▶ _Source data_:

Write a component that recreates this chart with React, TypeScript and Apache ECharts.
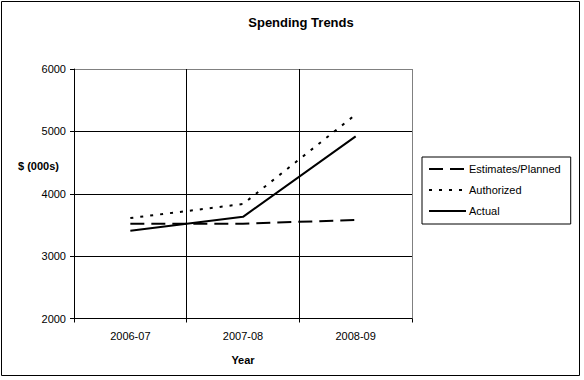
import React, { useEffect, useRef } from "react";
import * as echarts from "echarts";

const categories = ["2006-07", "2007-08", "2008-09"];
const estimates = [3520, 3520, 3580];
const authorized = [3610, 3835, 5270];
const actual = [3405, 3630, 4920];
const yTicks = { min: 2000, max: 6000, interval: 1000 };

const FONT = "'Liberation Sans', Arial, sans-serif";

export default function App() {
  const ref = useRef<HTMLDivElement>(null);
  useEffect(() => {
    if (!ref.current) return;
    const chart = echarts.init(ref.current, undefined, { renderer: "svg" });
    chart.setOption({
      animation: false,
      backgroundColor: "#ffffff",
      textStyle: { fontFamily: FONT },
      title: {
        text: "Spending Trends",
        left: 296,
        textAlign: "center",
        top: 11,
        textStyle: { fontSize: 13, fontWeight: "bold", color: "#000", fontFamily: FONT },
      },
      grid: { left: 74, right: 172, top: 69, bottom: 61.5, containLabel: false },
      legend: {
        orient: "vertical",
        left: 422,
        top: 157,
        padding: [5, 10, 6, 6],
        itemWidth: 37,
        itemHeight: 14,
        itemGap: 7,
        borderColor: "#000",
        borderWidth: 1,
        itemStyle: { opacity: 0 },
        textStyle: {
          fontSize: 11,
          color: "#000",
          fontFamily: FONT,
          padding: [0, 0, 0, -2],
          lineHeight: 14,
          height: 14,
        },
        data: ["Estimates/Planned", "Authorized", "Actual"],
      },
      xAxis: {
        type: "category",
        data: categories,
        boundaryGap: true,
        name: "Year",
        nameLocation: "middle",
        nameGap: 36,
        nameTextStyle: { fontSize: 11, fontWeight: "bold", color: "#000", fontFamily: FONT },
        axisLine: { lineStyle: { color: "#000", width: 1 } },
        axisTick: { show: true, length: 4, lineStyle: { color: "#000" } },
        axisLabel: { fontSize: 11, color: "#000", margin: 12, fontFamily: FONT },
        splitLine: {
          show: true,
          lineStyle: { color: ["#000", "#000", "#000", "#808080"], width: 1 },
        },
      },
      yAxis: {
        type: "value",
        min: yTicks.min,
        max: yTicks.max,
        interval: yTicks.interval,
        axisLine: { show: true, lineStyle: { color: "#000", width: 1 } },
        axisTick: { show: true, length: 4, lineStyle: { color: "#000" } },
        axisLabel: {
          fontSize: 11,
          color: "#000",
          margin: 8,
          fontFamily: FONT,
          formatter: (v: number) => String(v),
        },
        splitLine: {
          show: true,
          lineStyle: { color: ["#000", "#000", "#000", "#000", "#808080"], width: 1 },
        },
      },
      graphic: [
        {
          type: "rect",
          z: 100,
          shape: { x: 1.5, y: 1.5, width: 578, height: 374 },
          style: { fill: "transparent", stroke: "#000", lineWidth: 1 },
        },
        {
          type: "text",
          left: 18,
          top: 160,
          style: {
            text: "$ (000s)",
            fontSize: 11,
            fontWeight: "bold",
            fill: "#000",
            fontFamily: FONT,
          },
        },
      ],
      series: [
        {
          name: "Estimates/Planned",
          type: "line",
          data: estimates,
          symbol: "none",
          lineStyle: { color: "#000", width: 2, type: [14, 7] },
          itemStyle: { color: "#000" },
        },
        {
          name: "Authorized",
          type: "line",
          data: authorized,
          symbol: "none",
          lineStyle: { color: "#000", width: 2, type: [3, 7] },
          itemStyle: { color: "#000" },
        },
        {
          name: "Actual",
          type: "line",
          data: actual,
          symbol: "none",
          lineStyle: { color: "#000", width: 2, type: "solid" },
          itemStyle: { color: "#000" },
        },
      ],
    });
    return () => chart.dispose();
  }, []);
  return (
    <div
      ref={ref}
      style={{ position: "fixed", left: 0, top: 0, width: 584, height: 380 }}
    />
  );
}
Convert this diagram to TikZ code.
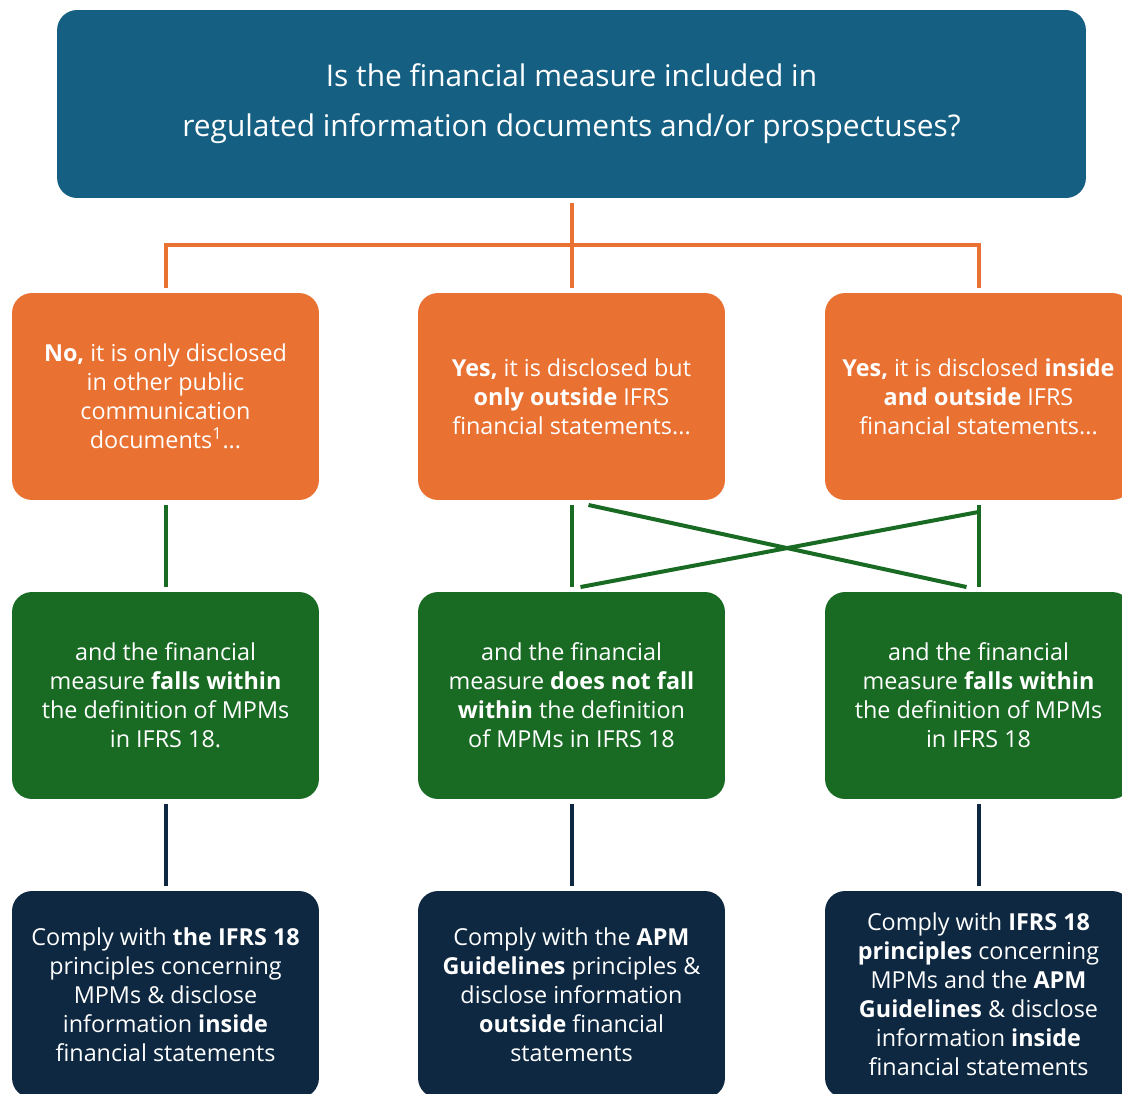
\documentclass[tikz,border=0pt]{standalone}
\usepackage{fontspec}
\setmainfont{Open Sans}

\definecolor{qblue}{HTML}{156082}
\definecolor{dorange}{HTML}{E97132}
\definecolor{dgreen}{HTML}{196B24}
\definecolor{dnavy}{HTML}{0E2841}

\begin{document}
\begin{tikzpicture}[x=0.02cm, y=-0.02cm,
    box/.style={rounded corners=0.4cm, text=white, align=center, inner sep=0pt, outer sep=0.1cm,
        minimum width=6.14cm, minimum height=4.14cm, font=\fontsize{13.3}{16.5}\selectfont},
    orangebox/.style={box, fill=dorange},
    greenbox/.style={box, fill=dgreen},
    navybox/.style={box, fill=dnavy},
    link/.style={line width=0.08cm}]

    \useasboundingbox (0,0) rectangle (1122,1093);
    \clip (0,0) rectangle (1122,1093);

    % The question on top
    \node[box, fill=qblue, minimum width=20.58cm, minimum height=3.76cm,
        font=\fontsize{17}{28.5}\selectfont] (question) at (571.5,104)
        {Is the financial measure included in\\regulated information documents and/or prospectuses?};

    % Where is it disclosed
    \node[orangebox] (onlyother) at (165.5,396.5)
        {\textbf{No,} it is only disclosed\\in other public\\communication\\documents\textsuperscript{1}...};
    \node[orangebox] (onlyoutside) at (571.5,396.5)
        {\textbf{Yes,} it is disclosed but\\\textbf{only outside} IFRS\\financial statements...};
    \node[orangebox] (inandout) at (978.5,396.5)
        {\textbf{Yes,} it is disclosed \textbf{inside}\\\textbf{and outside} IFRS\\financial statements...};

    % MPM definition
    \node[greenbox] (withinA) at (165.5,695.5)
        {and the financial\\measure \textbf{falls within}\\the definition of MPMs\\in IFRS 18.};
    \node[greenbox] (notwithin) at (571.5,695.5)
        {and the financial\\measure \textbf{does not fall}\\\textbf{within} the definition\\of MPMs in IFRS 18};
    \node[greenbox] (withinB) at (978.5,695.5)
        {and the financial\\measure \textbf{falls within}\\the definition of MPMs\\in IFRS 18};

    % What to comply with
    \node[navybox] (complyifrs) at (165.5,994.5)
        {Comply with \textbf{the IFRS 18}\\principles concerning\\MPMs \& disclose\\information \textbf{inside}\\financial statements};
    \node[navybox] (complyapm) at (571.5,994.5)
        {Comply with the \textbf{APM}\\\textbf{Guidelines} principles \&\\disclose information\\\textbf{outside} financial\\statements};
    \node[navybox] (complyboth) at (978.5,994.5)
        {Comply with \textbf{IFRS 18}\\\textbf{principles} concerning\\MPMs and the \textbf{APM}\\\textbf{Guidelines} \& disclose\\information \textbf{inside}\\financial statements};

    % Orange fork
    \coordinate (fork) at (571.5,245);
    \draw[link, dorange] (question.south) -- (onlyoutside.north);
    \draw[link, dorange] (onlyother.north) |- (fork) -| (inandout.north);

    % Green links
    \draw[link, dgreen] (onlyother.south) -- (withinA.north);
    \draw[link, dgreen] (onlyoutside.south) -- (notwithin.north);
    \draw[link, dgreen] (inandout.south) -- (withinB.north);
    \draw[link, dgreen] ([xshift=0.34cm]onlyoutside.south) -- ([xshift=-0.24cm]withinB.north);
    \draw[link, dgreen] ([xshift=0.18cm]notwithin.north) -- ([yshift=-0.14cm]inandout.south);

    % Navy links
    \draw[link, dnavy] (withinA.south) -- (complyifrs.north);
    \draw[link, dnavy] (notwithin.south) -- (complyapm.north);
    \draw[link, dnavy] (withinB.south) -- (complyboth.north);

\end{tikzpicture}
\end{document}
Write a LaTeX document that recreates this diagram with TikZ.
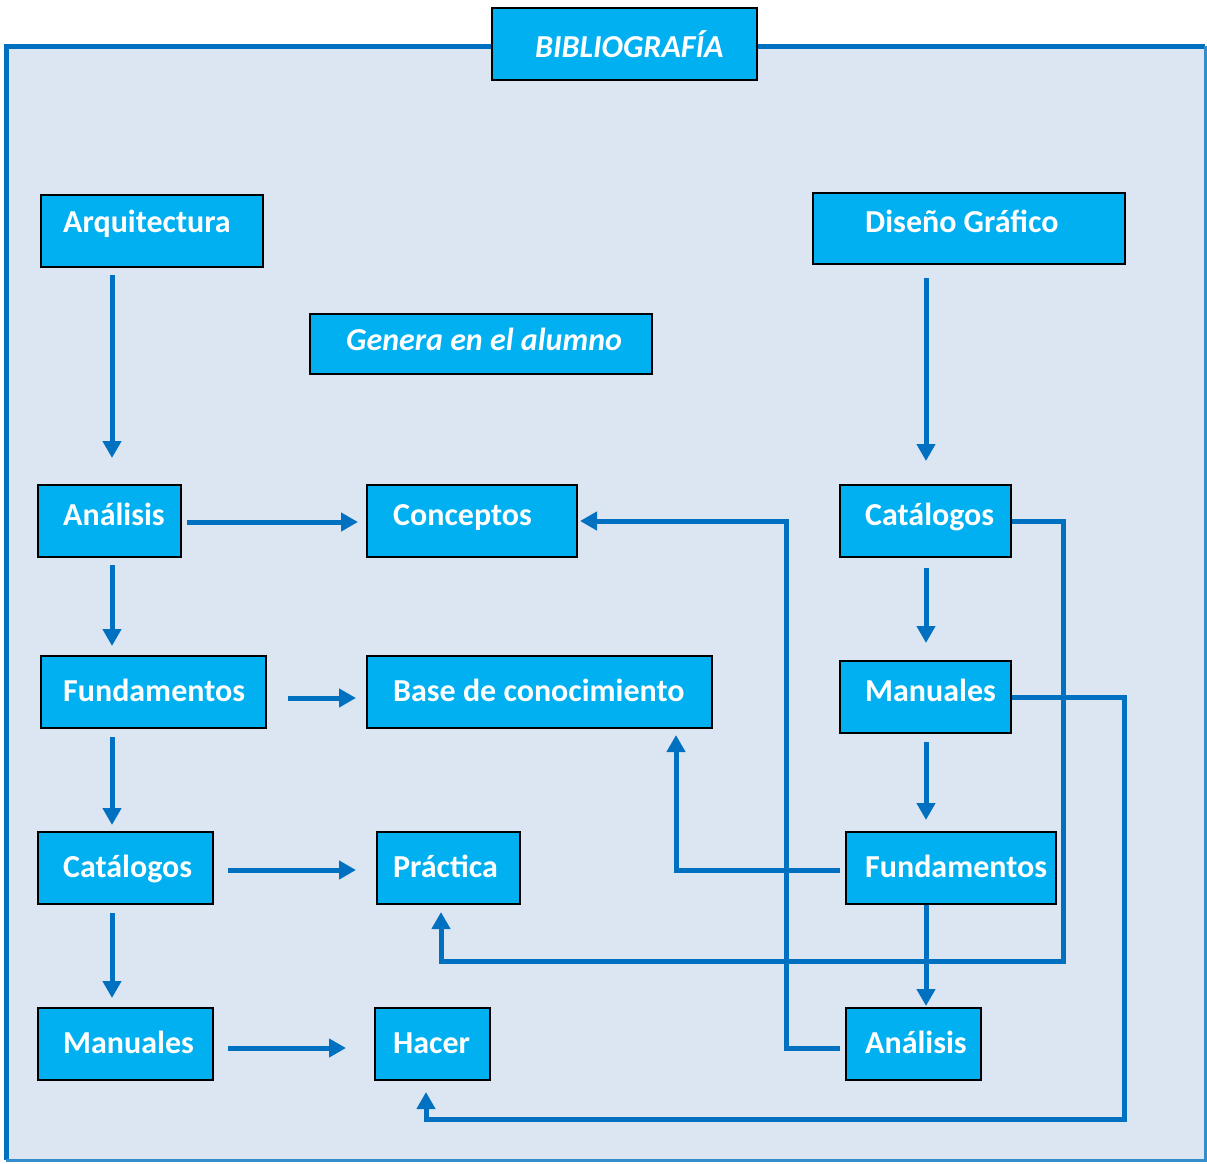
\documentclass[tikz,border=0pt]{standalone}
\usepackage{fontspec}
\setmainfont{Carlito}
\usetikzlibrary{arrows.meta}
\definecolor{bgc}{HTML}{DCE6F2}
\definecolor{boxc}{HTML}{00B0F0}
\definecolor{arrc}{HTML}{0070C0}
\tikzset{
  bx/.style={draw=black, fill=boxc, line width=2pt, inner sep=0pt, anchor=north west, rectangle},
  txt/.style={text=white, font=\fontsize{32}{36}\selectfont\bfseries, inner sep=0pt, anchor=base west},
  itxt/.style={txt, font=\fontsize{32}{36}\selectfont\bfseries\itshape},
  arr/.style={draw=arrc, line width=5pt, line join=miter, -{Triangle[length=17pt,width=18pt]}},
}
\begin{document}
\begin{tikzpicture}[x=1pt,y=-1pt]
\useasboundingbox (0,0) rectangle (1207,1163);
% frame
\fill[bgc] (6,46) rectangle (1205,1160);
\draw[arrc, line width=5pt] (6,1160) -- (6,46) -- (1205,46);
\draw[arrc!80, line width=3pt] (1205,46) -- (1205,1160) -- (6,1160);
% title
\node[bx, minimum width=265pt, minimum height=72pt] (bib) at (491,7) {};
\node[itxt] (bibT) at (535,57) {BIBLIOGRAFÍA};
% left column
\node[bx, minimum width=222pt, minimum height=72pt] (arq) at (40,194) {};
\node[txt] (arqT) at (63,232) {Arquitectura};
\node[bx, minimum width=143pt, minimum height=72pt] (anaL) at (37,484) {};
\node[txt] (anaLT) at (63,525) {Análisis};
\node[bx, minimum width=225pt, minimum height=72pt] (funL) at (40,655) {};
\node[txt] (funLT) at (63,701) {Fundamentos};
\node[bx, minimum width=175pt, minimum height=72pt] (catL) at (37,831) {};
\node[txt] (catLT) at (63,877) {Catálogos};
\node[bx, minimum width=175pt, minimum height=72pt] (manL) at (37,1007) {};
\node[txt] (manLT) at (63,1053) {Manuales};
% middle column
\node[bx, minimum width=342pt, minimum height=60pt] (gen) at (309,313) {};
\node[itxt] (genT) at (346,350) {Genera en el alumno};
\node[bx, minimum width=210pt, minimum height=72pt] (con) at (366,484) {};
\node[txt] (conT) at (393,525) {Conceptos};
\node[bx, minimum width=345pt, minimum height=72pt] (base) at (366,655) {};
\node[txt] (baseT) at (393,701) {Base de conocimiento};
\node[bx, minimum width=143pt, minimum height=72pt] (pra) at (376,831) {};
\node[txt] (praT) at (393,877) {Práctica};
\node[bx, minimum width=115pt, minimum height=72pt] (hac) at (374,1007) {};
\node[txt] (hacT) at (393,1053) {Hacer};
% right column
\node[bx, minimum width=312pt, minimum height=71pt] (dis) at (812,192) {};
\node[txt] (disT) at (865,232) {Diseño Gráfico};
\node[bx, minimum width=171pt, minimum height=72pt] (catR) at (839,484) {};
\node[txt] (catRT) at (865,525) {Catálogos};
\node[bx, minimum width=171pt, minimum height=72pt] (manR) at (839,660) {};
\node[txt] (manRT) at (865,701) {Manuales};
\node[bx, minimum width=210pt, minimum height=72pt] (funR) at (845,831) {};
\node[txt] (funRT) at (865,877) {Fundamentos};
\node[bx, minimum width=135pt, minimum height=72pt] (anaR) at (845,1007) {};
\node[txt] (anaRT) at (865,1053) {Análisis};
% left vertical arrows
\draw[arr, shorten <=7pt, shorten >=26pt] ([xshift=72pt]arq.south west) -- ([xshift=75pt]anaL.north west);
\draw[arr, shorten <=7pt, shorten >=9pt] ([xshift=75pt]anaL.south west) -- ([xshift=72pt]funL.north west);
\draw[arr, shorten <=8pt, shorten >=6pt] ([xshift=72pt]funL.south west) -- ([xshift=75pt]catL.north west);
\draw[arr, shorten <=8pt, shorten >=9pt] ([xshift=75pt]catL.south west) -- ([xshift=75pt]manL.north west);
% left horizontal arrows
\draw[arr, shorten <=5pt, shorten >=8pt] ([yshift=-1pt]anaL.east) -- ([yshift=-1pt]con.west);
\draw[arr, shorten <=21pt, shorten >=10pt] ([yshift=-6pt]funL.east) -- ([yshift=-6pt]base.west);
\draw[arr, shorten <=14pt, shorten >=20pt] ([yshift=-2pt]catL.east) -- ([yshift=-2pt]pra.west);
\draw[arr, shorten <=14pt, shorten >=28pt] ([yshift=-4pt]manL.east) -- ([yshift=-4pt]hac.west);
% right vertical arrows
\draw[arr, shorten <=13pt, shorten >=23pt] ([xshift=114pt]dis.south west) -- ([xshift=87pt]catR.north west);
\draw[arr, shorten <=10pt, shorten >=17pt] ([xshift=87pt]catR.south west) -- ([xshift=87pt]manR.north west);
\draw[arr, shorten <=8pt, shorten >=11pt] ([xshift=87pt]manR.south west) -- ([xshift=81pt]funR.north west);
\draw[arr, shorten >=1pt] ([xshift=81pt]funR.south west) -- ([xshift=81pt]anaR.north west);
% long connectors
\draw[arr, shorten >=7pt] (catR.east) -| (1063,961) -| ([xshift=65pt]pra.south west);
\draw[arr, shorten >=11pt] (manR.east) -| (1124,1119) -| ([xshift=52pt]hac.south west);
\draw[arr, shorten <=5pt, shorten >=2pt] ([yshift=-4pt]anaR.west) -| (786,521) -- (con.east);
\draw[arr, shorten <=5pt, shorten >=6pt] ([yshift=-2pt]funR.west) -| ([xshift=310pt]base.south west);
\end{tikzpicture}
\end{document}
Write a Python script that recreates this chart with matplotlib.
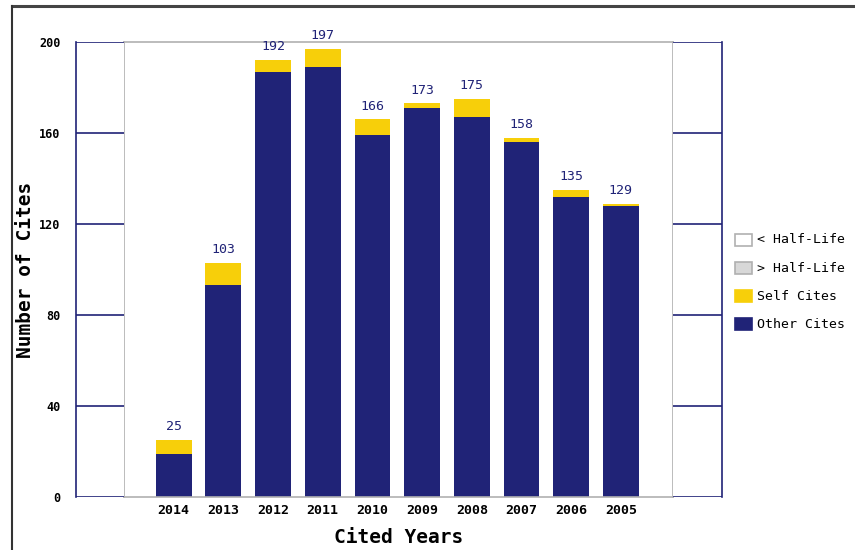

▶ _Exercise directions_: Find the lines containing "that" and list every one of them.

▶ _Exercise response_:
Write a component that recreates this chart with React, TypeScript and Apache ECharts.
Write a LaTeX document that recreates this diagram with TikZ.
Write a Python script that recreates this chart with matplotlib.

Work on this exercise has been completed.